China's social financing dropped by 1.11 trillion yuan (176 billion U.S. dollars) year-on-year to 12.83 trillion yuan in 2011, the central bank said Wednesday.
The decrease was equal to a year-on-year decline of around 8 percent, according to figures released by the People's Bank of China (PBOC).
New yuan-denominated lending in 2011 reached 7.47 trillion yuan, down 390.1 billion yuan year-on-year, the PBOC said in a statement.
New loans in foreign currencies were worth 571.2 billion yuan, up 85.7 billion yuan from a year earlier, it said.@ China had targeted pumping 14 trillion yuan into social financing in 2011.
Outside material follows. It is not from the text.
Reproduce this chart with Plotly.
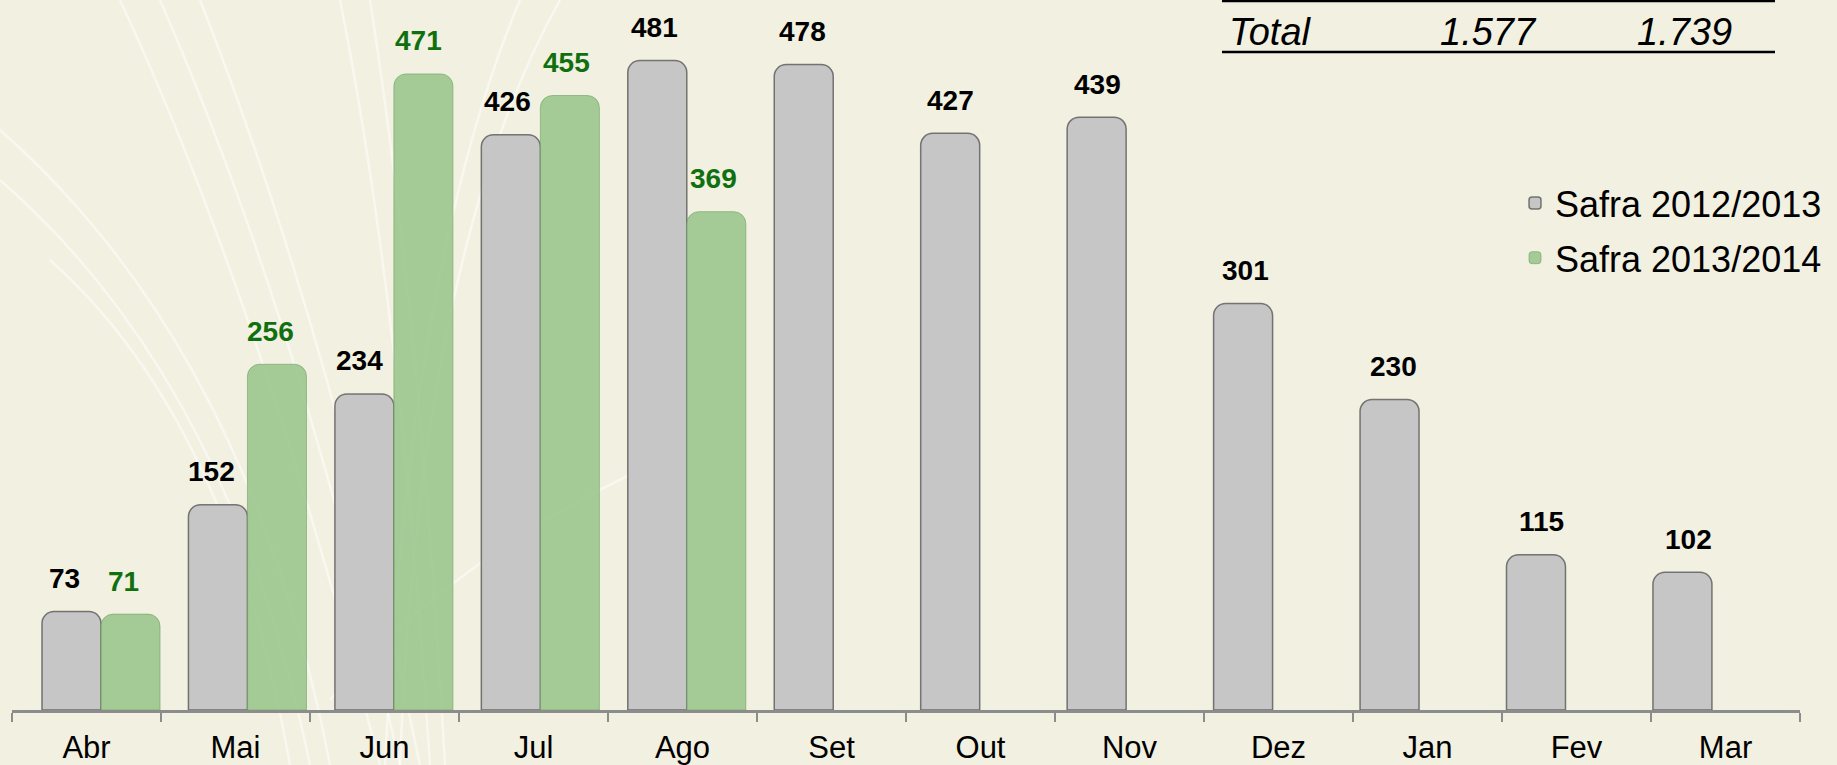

The PBOC hiked banks' reserve requirement ratio (RRR) six times and the benchmark interest rate three times in 2011 to fight inflation before cutting the RRR by 50 basis points in December.
The social financing scale gauges the overall pace of fund raising to help the central bank judge how much liquidity is in the financial system. The concept was first introduced by the central bank in December 2010.
It includes all the funds raised by entities in China's real economy during a certain period of time, such as loans of local and foreign currencies, entrusted loans, trust loans, bank acceptance bills, corporate bonds, equity financing, foreign direct investment and foreign debt.